Galán calls for a freeze on growth in solar power technology to prevent pushing electricity prices higher and going over the legal limit on the tariff deficit. The company’s shareholders ratify the appointment of four new independent directors designated by co-option. Shareholders also approve a €0.25 gross dividend against 2009 earnings to leave payout at 27% despite the adverse economic backdrop.
Iberdrola Renovables Chairman Ignacio Galán, said he saw “sharp earnings growth this year in the order of 20%” which will cement the company’s leadership position in the global wind power industry.
In an address to the company’s General Shareholders’ Meeting, held today at Teatre Martin i Soler, Palau de les Arts Reina Sofía, Valencia, Galán alluded to “earnings stability, thanks to locking in prices on 90% of output under forward contracts, coupled with efficiency gains, enable us to maintain our earnings guidance for 2010”.
He said “the first-quarter earnings performance, combined with high visibility in core business drivers, leave us optimistic on the company’s earnings outlook this year, despite significant economic uncertainty, especially in Europe”. Capacity rose by 17.4% and output by 26.2% in the first quarter, driving net profit growth of 37.3% to €156 million.
Galán also highlighted the company’s healthy performance throughout 2009, a year in which, against an adverse economic backdrop, it reaffirmed its global leadership in wind energy, “thanks to a business strategy founded on sustained growth, operating efficiency and financial strength”.
Spain, the US and the UK
Referring to the economy, Ignacio Galán said the measures being taken by the Spanish Government to scale back public spending were “on the right track, even though they may undermine growth prospects”. He added that in order “to reconcile public spending cuts with economic recovery, the country needs to structurally reform the current economic model, facilitate job creation and improve productivity on a sustainable basis, while eliminating speculation and returning to the real economy”.
In his opinion “it is vital to boost human capital with more and better training at all levels of education while simultaneously rendering the job market more flexible in response to the new economic paradigm”. He also called for stimulating innovation and taking measures to support international corporate expansion and the existence of major national industrial groups that are “capable of competing on the international stage, exerting a driving force on the productive landscape”.

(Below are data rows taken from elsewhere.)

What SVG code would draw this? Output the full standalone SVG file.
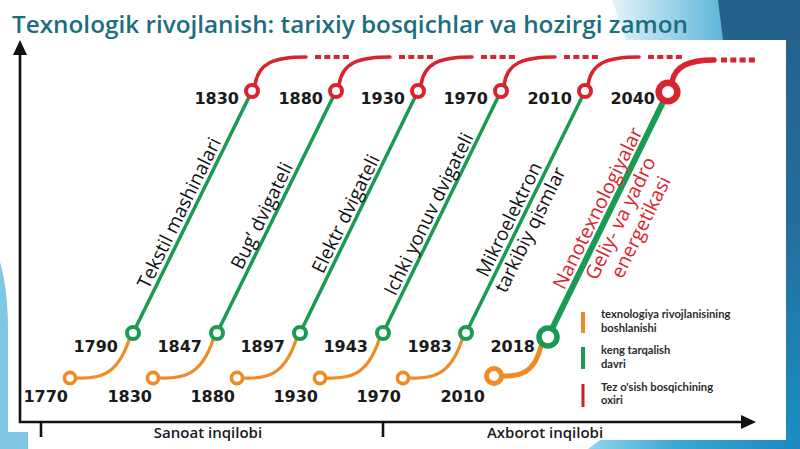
<svg xmlns="http://www.w3.org/2000/svg" width="800" height="449" viewBox="0 0 800 449">
<defs>
<linearGradient id="gTopLight" x1="0" y1="0" x2="1" y2="0">
<stop offset="0" stop-color="#e4f4fa"/><stop offset="1" stop-color="#5db5d9"/>
</linearGradient>
<linearGradient id="gRight" x1="0" y1="0" x2="0" y2="1">
<stop offset="0" stop-color="#255f8a"/><stop offset="0.5" stop-color="#236e9c"/><stop offset="1" stop-color="#1b8fc4"/>
</linearGradient>
<linearGradient id="gBottom" x1="0" y1="0" x2="1" y2="0">
<stop offset="0" stop-color="#8fd6ea"/><stop offset="0.4" stop-color="#3fa9d4"/><stop offset="1" stop-color="#1c86bf"/>
</linearGradient>
</defs>
<style>
.title{font-family:"Open Sans","Noto Sans",sans-serif;font-weight:600;font-size:24px;fill:#1b6e80}
.yr{font-family:"DejaVu Sans",sans-serif;font-weight:bold;font-size:16px;fill:#1a1a1a;text-anchor:end}
.tech{font-family:"Open Sans","Noto Sans",sans-serif;font-size:19px;fill:#111;text-anchor:middle}
.techr{font-family:"Open Sans","Noto Sans",sans-serif;font-size:19.5px;fill:#d9232e;text-anchor:middle}
.leg{font-family:Lato,"Open Sans",sans-serif;font-weight:bold;font-size:11.2px;fill:#2b2b2b}
.ax{font-family:"Open Sans","Noto Sans",sans-serif;font-weight:600;font-size:15px;fill:#1a1a1a;text-anchor:middle}
.o{fill:none;stroke:#f08a24;stroke-width:3.2;stroke-linecap:round}
.g{fill:none;stroke:#1a9a52;stroke-width:3.5;stroke-linecap:round}
.r{fill:none;stroke:#d9232e;stroke-width:3.5;stroke-linecap:round}
.rd{fill:none;stroke:#d9232e;stroke-width:4;stroke-dasharray:6 3.3}
.co{fill:#fff;stroke:#f08a24;stroke-width:3.6}
.cg{fill:#fff;stroke:#1a9a52;stroke-width:4}
.cr{fill:#fff;stroke:#d9232e;stroke-width:4}
.axis{stroke:#111;stroke-width:2.6;fill:none}
</style>

<!-- background decorations -->
<rect x="0" y="0" width="800" height="449" fill="#ffffff"/>
<polygon points="612,0 720,0 724,40 626,40" fill="url(#gTopLight)"/>
<polygon points="718,0 800,0 800,449 786,449 786,40 723,40" fill="url(#gRight)"/>
<polygon points="600,440 800,440 800,449 588,449" fill="url(#gBottom)"/>
<path d="M0,262 Q8,290 8,330 L8,432 L28,432 L28,449 L0,449 Z" fill="#7ec8e3"/>

<text class="title" x="12" y="33" textLength="676" lengthAdjust="spacingAndGlyphs">Texnologik rivojlanish: tarixiy bosqichlar va hozirgi zamon</text>

<!-- axes -->
<g id="axes">
<line class="axis" x1="20" y1="423" x2="20" y2="54"/>
<polygon points="20,40 13,55 27,55" fill="#111"/>
<line class="axis" x1="19" y1="422" x2="742" y2="422"/>
<polygon points="756,422 741,415 741,429" fill="#111"/>
<line class="axis" x1="41" y1="422" x2="41" y2="437"/>
<line class="axis" x1="383" y1="422" x2="383" y2="437"/>
<text class="ax" x="208" y="438">Sanoat inqilobi</text>
<text class="ax" x="545" y="438">Axborot inqilobi</text>
</g>

<!-- connectors -->
<g id="connectors">
<path class="o" d="M76,378 C99,379 117,376 129,340"/>
<path class="o" d="M159,378 C182,379 201,376 213,340"/>
<path class="o" d="M243,378 C266,379 284,376 296,340"/>
<path class="o" d="M326,378 C349,379 367,376 379,340"/>
<path class="o" d="M409,378 C432,379 450,376 462,340"/>
<path class="o" d="M501,376 C521,377 535,372 541,346" style="stroke-width:5"/>

<line class="g" x1="133" y1="333" x2="252" y2="91"/>
<line class="g" x1="217" y1="333" x2="336" y2="91"/>
<line class="g" x1="300" y1="333" x2="418" y2="91"/>
<line class="g" x1="383" y1="333" x2="501" y2="91"/>
<line class="g" x1="466" y1="333" x2="585" y2="91"/>
<line class="g" x1="548" y1="337" x2="668" y2="92" style="stroke-width:6"/>

<path class="r" d="M255,85 C258,63 274,57 306,57"/>
<path class="r" d="M339,85 C342,63 358,57 390,57"/>
<path class="r" d="M421,85 C424,63 440,57 472,57"/>
<path class="r" d="M504,85 C507,63 523,57 555,57"/>
<path class="r" d="M588,85 C591,63 607,57 639,57"/>
<path class="r" d="M672,82 C675,66 689,60 714,60" style="stroke-width:5.5"/>

<line class="rd" x1="315" y1="57" x2="349" y2="57"/>
<line class="rd" x1="399" y1="57" x2="433" y2="57"/>
<line class="rd" x1="481" y1="57" x2="515" y2="57"/>
<line class="rd" x1="564" y1="57" x2="598" y2="57"/>
<line class="rd" x1="648" y1="57" x2="682" y2="57"/>
<line class="rd" x1="721" y1="60" x2="755" y2="60" style="stroke-width:5"/>
</g>

<!-- nodes: start (orange) -->
<g id="n1770"><circle class="co" cx="70" cy="378" r="5.6"/><text class="yr" x="68" y="402">1770</text></g>
<g id="n1830s"><circle class="co" cx="153" cy="378" r="5.6"/><text class="yr" x="152" y="402">1830</text></g>
<g id="n1880s"><circle class="co" cx="237" cy="378" r="5.6"/><text class="yr" x="235" y="402">1880</text></g>
<g id="n1930s"><circle class="co" cx="320" cy="378" r="5.6"/><text class="yr" x="318" y="402">1930</text></g>
<g id="n1970s"><circle class="co" cx="403" cy="378" r="5.6"/><text class="yr" x="401" y="402">1970</text></g>
<g id="n2010s"><circle class="co" cx="494" cy="376" r="7.5" style="stroke-width:5"/><text class="yr" x="485" y="402">2010</text></g>

<!-- nodes: spread (green) -->
<g id="n1790"><circle class="cg" cx="133" cy="333" r="6"/><text class="yr" x="118" y="352">1790</text></g>
<g id="n1847"><circle class="cg" cx="217" cy="333" r="6"/><text class="yr" x="202" y="352">1847</text></g>
<g id="n1897"><circle class="cg" cx="300" cy="333" r="6"/><text class="yr" x="285" y="352">1897</text></g>
<g id="n1943"><circle class="cg" cx="383" cy="333" r="6"/><text class="yr" x="368" y="352">1943</text></g>
<g id="n1983"><circle class="cg" cx="466" cy="333" r="6"/><text class="yr" x="452" y="352">1983</text></g>
<g id="n2018"><circle class="cg" cx="548" cy="337" r="9" style="stroke-width:5.5"/><text class="yr" x="535" y="352">2018</text></g>

<!-- nodes: end (red) -->
<g id="n1830e"><circle class="cr" cx="252" cy="91" r="6"/><text class="yr" x="239" y="104">1830</text></g>
<g id="n1880e"><circle class="cr" cx="336" cy="91" r="6"/><text class="yr" x="323" y="104">1880</text></g>
<g id="n1930e"><circle class="cr" cx="418" cy="91" r="6"/><text class="yr" x="405" y="104">1930</text></g>
<g id="n1970e"><circle class="cr" cx="501" cy="91" r="6"/><text class="yr" x="488" y="104">1970</text></g>
<g id="n2010e"><circle class="cr" cx="585" cy="91" r="6"/><text class="yr" x="572" y="104">2010</text></g>
<g id="n2040e"><circle class="cr" cx="668" cy="92" r="9.3" style="stroke-width:6.5"/><text class="yr" x="655" y="104">2040</text></g>

<!-- technology labels -->
<g id="t1"><text class="tech" transform="translate(185,215.9) rotate(-63.8)">Tekstil mashinalari</text></g>
<g id="t2"><text class="tech" transform="translate(267.7,218.6) rotate(-63.8)">Bug’ dvigateli</text></g>
<g id="t3"><text class="tech" transform="translate(351.6,216.8) rotate(-63.8)">Elektr dvigateli</text></g>
<g id="t4"><text class="tech" transform="translate(434.6,216.8) rotate(-63.8)">Ichki yonuv dvigateli</text></g>
<g id="t5"><text class="tech" transform="translate(514.9,222.2) rotate(-63.8)">Mikroelektron</text>
<text class="tech" transform="translate(536,232.6) rotate(-63.8)">tarkibiy qismlar</text></g>
<g id="t6"><text class="techr" transform="translate(603.6,211.1) rotate(-63.7)">Nanotexnologiyalar</text>
<text class="techr" transform="translate(626.5,221.2) rotate(-63.7)">Geliy- va yadro</text>
<text class="techr" transform="translate(646.7,230.1) rotate(-63.7)">energetikasi</text></g>

<!-- legend -->
<g id="legend">
<rect x="581" y="312" width="4" height="21" fill="#f08a24"/>
<rect x="581" y="347" width="4" height="22" fill="#1a9a52"/>
<rect x="581.5" y="384" width="3" height="23" fill="#c8202b"/>
<text class="leg" x="601" y="318">texnologiya rivojlanisining</text>
<text class="leg" x="601" y="332">boshlanishi</text>
<text class="leg" x="601" y="354">keng tarqalish</text>
<text class="leg" x="601" y="368">davri</text>
<text class="leg" x="601" y="391">Tez o'sish bosqichining</text>
<text class="leg" x="601" y="404">oxiri</text>
</g>
</svg>
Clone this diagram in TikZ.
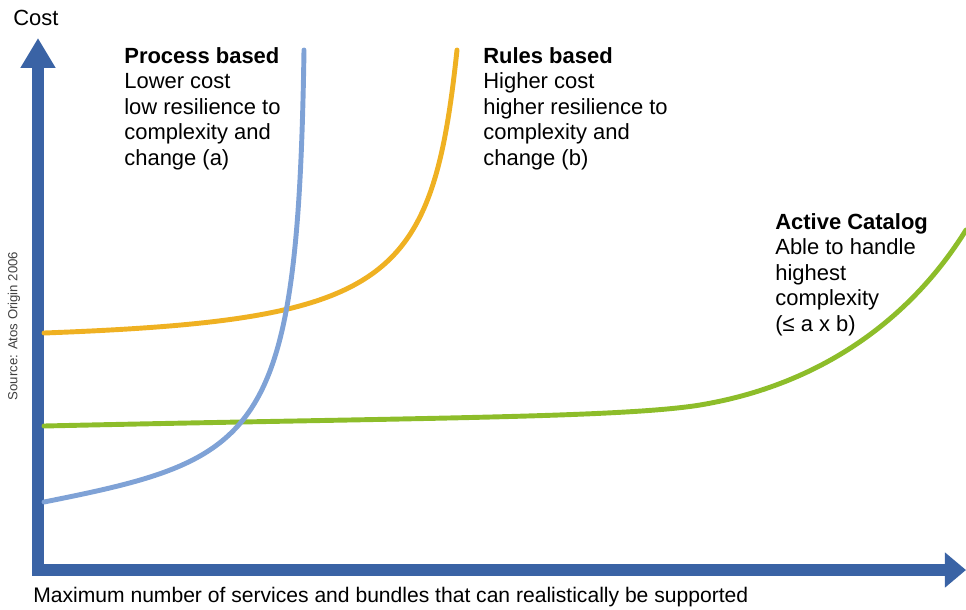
\documentclass[tikz,border=0pt]{standalone}
\usepackage{fontspec}
\setmainfont{Liberation Sans}
\usetikzlibrary{arrows.meta}
\definecolor{axisblue}{HTML}{3A63A5}
\definecolor{procblue}{HTML}{7FA2D6}
\definecolor{rulesorange}{HTML}{EFB122}
\definecolor{catgreen}{HTML}{8DBD2A}

\begin{document}
\begin{tikzpicture}[x=0.02cm, y=0.02cm]
\tikzstyle{every node}+=[inner sep=0pt]
\tikzstyle{axis}=[draw=axisblue, line width=6.8pt, line join=miter,
  {Triangle[length=17pt,width=18.8pt]}-{Triangle[length=12pt,width=19.3pt]}]
\tikzstyle{curve}=[line width=2.8pt, line cap=round]
\tikzstyle{lbl}=[anchor=north west, align=left, font=\fontsize{12.5}{14.5}\selectfont]
\useasboundingbox (0,0) rectangle (966,-609);
\coordinate (origin) at (38,-570);
\coordinate (ytip) at (38,-38);
\coordinate (xtip) at (966,-570);
\draw [axis] (ytip) -- (origin) -- (xtip);
\draw (13,-25) node [anchor=base west, font=\fontsize{12.5}{14.5}\selectfont] (cost) {Cost};
\draw (33,-602) node [anchor=base west, font=\fontsize{12}{14}\selectfont] (xlabel)
  {Maximum number of services and bundles that can realistically be supported};
\draw (14,-326) node [rotate=90, text=black!75, font=\fontsize{7.5}{9}\selectfont] (source)
  {Source: Atos Origin 2006};
\draw [curve, catgreen] (44,-426) .. controls (400,-418) and (620,-418) .. (700,-405)
  .. controls (820,-385) and (910,-320) .. (966,-230);
\draw [curve, rulesorange] (44,-333) .. controls (390,-320) and (432,-285) .. (457,-50);
\draw [curve, procblue] (44,-502) .. controls (260,-459) and (298,-440) .. (304,-50);
\draw (124,-47) node [lbl] (process) {\textbf{Process based}\\Lower cost\\low resilience to\\complexity and\\change (a)};
\draw (483,-47) node [lbl] (rules) {\textbf{Rules based}\\Higher cost\\higher resilience to\\complexity and\\change (b)};
\draw (775,-213) node [lbl] (catalog) {\textbf{Active Catalog}\\Able to handle\\highest\\complexity\\(≤ a x b)};
\end{tikzpicture}
\end{document}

“In an ever more global economy, if we do not have international groups that serve as the engine for the rest of the business scene, we will gradually slide in the global economic ranks and will be unable to create the jobs that our economy so desperately needs”.
In terms of regulation, the Chairman of Iberdrola Renovables said the purpose of the review of the regulatory framework governing the sector should be to temper the growth of the various renewable power sources in accordance with their level of technological development and contribution to the system. He recalled that development of the various technologies has been very uneven and has not adequately factored in the contribution to the power supply or their impact on system costs.
In his opinion, whereas wind power development has been sustainable, and in line with the targets set in the 2005-2010 Renewable Energy Plan, growth in solar power (photovoltaic and solar thermal) has been exponential, considerably exceeding the initial targets set.
Galán said he believed that the various technologies have very diverse annual economic impacts for every additional 1,000 MW installed: while solar thermal and photovoltaic power increase system costs by €900 million and €600 million, respectively, wind energy adds only €70 million.
Delay growth in solar power
Galán stressed that “if we are to avoid substantial increases in electricity prices or overstepping the legal limit on the tariff deficit, adding to a debt that will be inherited by future generations, we need to delay growth in solar power technology until technological advances make them more competitive”.
In other countries, Galán praised the regulatory framework in place in the US which he termed an “unprecedented success, with almost 10,000 MW installed in just one year”. In the UK he highlighted the nation’s “strong” strategic commitment to the development of offshore wind power over the coming years, “harnessing the huge potential for this technology there”.
On another front, Ignacio Galán praised the new British Government for expressing its commitment to cutting emissions and its full backing for renewable energy sources, leaving the door open to raising the initial targets for contribution to output and the introduction of a premium system in addition to the existing green certificates scheme.
The shareholders expressed overwhelming support for the resolutions submitted to them in general meeting by the Board of Directors. The General Shareholders’ Meeting quorum was over 88.73%.
Specifically, Iberdrola Renovables´ shareholders ratified the appointment of independent directors Emilio Ontiveros Baeza, Manuel Amigo Mateos, Gustavo Buesa Ibáñez and Juan Manuel González Serna, designated by the Board by co-option since the last General Meeting.
The shareholders also voted in favour of the payment of a single per share gross dividend of €0.25 against 2009 earning, payable on 15 July. The company has thereby maintained the dividend year-on-year, leaving the payout at 27%, despite the complex economic situation, fulfilling its commitments to shareholders.
Resolutions were also passed to amend articles 9, 43 and 53 of the By-Laws in order to adapt them to the changes made to the Spanish Companies Act following the enactment of the Companies Structural Modifications Act, to reduce director mandates to four years and to adapt their drafting. Shareholders also approved a new text of the AGM bylaws, completing and clarifying the regulation of various items.